Reproduce the data below in full and exclude every picture.

* Begin *

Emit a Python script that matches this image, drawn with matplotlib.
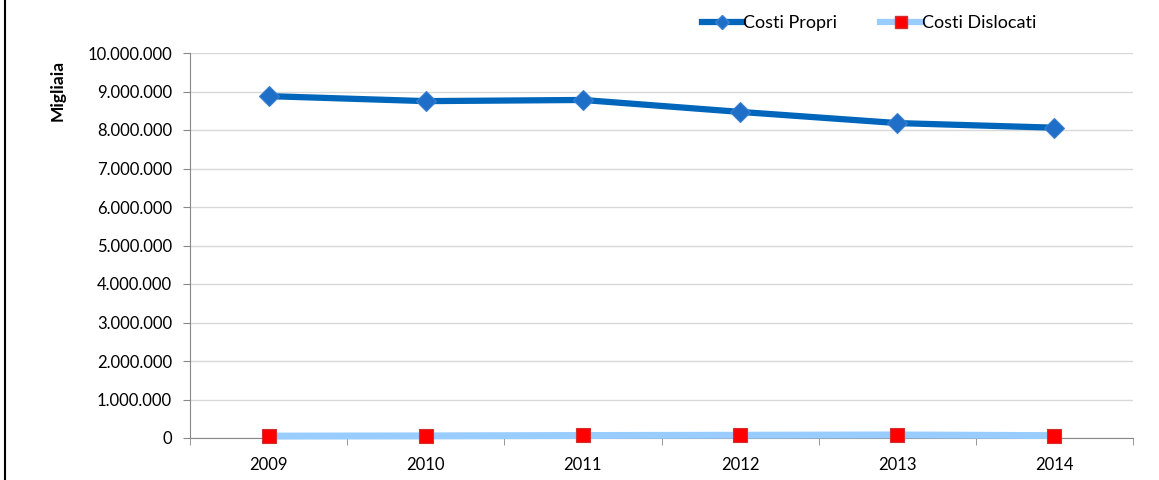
import matplotlib
matplotlib.use("Agg")
import matplotlib.pyplot as plt
from matplotlib.lines import Line2D
from matplotlib.ticker import FuncFormatter, MultipleLocator

years = ["2009", "2010", "2011", "2012", "2013", "2014"]
costi_propri = [8880000, 8750000, 8780000, 8470000, 8180000, 8060000]
costi_dislocati = [50000, 55000, 65000, 72000, 80000, 62000]

plt.rcParams['font.family'] = ['Lato', 'DejaVu Sans']

fig = plt.figure(figsize=(11.59, 4.8), dpi=100)
ax = fig.add_axes([190/1159, 42/480, (1133-190)/1159, (438-53)/480])

x = list(range(len(years)))
ax.plot(x, costi_dislocati, color='#99CCFF', lw=5, marker='s', ms=10.5,
        mfc='#FF0000', mec='#D03030', mew=0.8, label='Costi Dislocati', zorder=3,
        clip_on=False)
ax.plot(x, costi_propri, color='#0066BB', lw=4.5, marker='D', ms=10,
        mfc='#1F6FC8', mec='#3A7FD0', mew=0.8, label='Costi Propri', zorder=4)

ax.set_xlim(-0.5, len(years) - 0.5)
ax.set_ylim(0, 10000000)
ax.yaxis.set_major_locator(MultipleLocator(1000000))
ax.yaxis.set_major_formatter(FuncFormatter(lambda v, p: f"{int(v):,}".replace(",", ".")))
ax.set_xticks(x)
ax.set_xticklabels(years)
ax.set_xticks([i - 0.5 for i in range(len(years) + 1)], minor=True)
ax.tick_params(axis='x', which='major', length=0, pad=14, labelsize=12)
ax.tick_params(axis='x', which='minor', length=5, color='#888888', direction='out')
ax.tick_params(axis='y', length=5, color='#888888', pad=8, labelsize=12)

ax.grid(axis='y', color='#D9D9D9', lw=1)
ax.set_axisbelow(True)
for s in ['top', 'right']:
    ax.spines[s].set_visible(False)
ax.spines['left'].set_color('#888888')
ax.spines['bottom'].set_color('#888888')

fig.text(58/1159, 1 - 90/480, 'Migliaia', rotation=90, fontsize=12.5,
         fontweight='bold', ha='center', va='center')

handles = [
    Line2D([], [], color='#0066BB', lw=4.5, marker='D', ms=7, mfc='#1F6FC8', mec='#3A7FD0'),
    Line2D([], [], color='#99CCFF', lw=4.5, marker='s', ms=9, mfc='#FF0000', mec='#D03030'),
]
fig.legend(handles, ['Costi Propri', 'Costi Dislocati'], loc='center',
           bbox_to_anchor=(869/1159, 1 - 23/480), ncol=2, frameon=False,
           fontsize=13, handlelength=2.3, handletextpad=0.0, columnspacing=2.4)

fig.add_artist(Line2D([5/1159, 5/1159], [0, 1], color='black', lw=1.5))

fig.savefig('out.png', dpi=100)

* End *

__TASK OUTPUT__.
Emit a Python script that matches this image, drawn with matplotlib.
import matplotlib
matplotlib.use("Agg")
import matplotlib.pyplot as plt
from matplotlib.lines import Line2D
from matplotlib.ticker import FuncFormatter, MultipleLocator

years = ["2009", "2010", "2011", "2012", "2013", "2014"]
costi_propri = [8880000, 8750000, 8780000, 8470000, 8180000, 8060000]
costi_dislocati = [50000, 55000, 65000, 72000, 80000, 62000]

plt.rcParams['font.family'] = ['Lato', 'DejaVu Sans']

fig = plt.figure(figsize=(11.59, 4.8), dpi=100)
ax = fig.add_axes([190/1159, 42/480, (1133-190)/1159, (438-53)/480])

x = list(range(len(years)))
ax.plot(x, costi_dislocati, color='#99CCFF', lw=5, marker='s', ms=10.5,
        mfc='#FF0000', mec='#D03030', mew=0.8, label='Costi Dislocati', zorder=3,
        clip_on=False)
ax.plot(x, costi_propri, color='#0066BB', lw=4.5, marker='D', ms=10,
        mfc='#1F6FC8', mec='#3A7FD0', mew=0.8, label='Costi Propri', zorder=4)

ax.set_xlim(-0.5, len(years) - 0.5)
ax.set_ylim(0, 10000000)
ax.yaxis.set_major_locator(MultipleLocator(1000000))
ax.yaxis.set_major_formatter(FuncFormatter(lambda v, p: f"{int(v):,}".replace(",", ".")))
ax.set_xticks(x)
ax.set_xticklabels(years)
ax.set_xticks([i - 0.5 for i in range(len(years) + 1)], minor=True)
ax.tick_params(axis='x', which='major', length=0, pad=14, labelsize=12)
ax.tick_params(axis='x', which='minor', length=5, color='#888888', direction='out')
ax.tick_params(axis='y', length=5, color='#888888', pad=8, labelsize=12)

ax.grid(axis='y', color='#D9D9D9', lw=1)
ax.set_axisbelow(True)
for s in ['top', 'right']:
    ax.spines[s].set_visible(False)
ax.spines['left'].set_color('#888888')
ax.spines['bottom'].set_color('#888888')

fig.text(58/1159, 1 - 90/480, 'Migliaia', rotation=90, fontsize=12.5,
         fontweight='bold', ha='center', va='center')

handles = [
    Line2D([], [], color='#0066BB', lw=4.5, marker='D', ms=7, mfc='#1F6FC8', mec='#3A7FD0'),
    Line2D([], [], color='#99CCFF', lw=4.5, marker='s', ms=9, mfc='#FF0000', mec='#D03030'),
]
fig.legend(handles, ['Costi Propri', 'Costi Dislocati'], loc='center',
           bbox_to_anchor=(869/1159, 1 - 23/480), ncol=2, frameon=False,
           fontsize=13, handlelength=2.3, handletextpad=0.0, columnspacing=2.4)

fig.add_artist(Line2D([5/1159, 5/1159], [0, 1], color='black', lw=1.5))

fig.savefig('out.png', dpi=100)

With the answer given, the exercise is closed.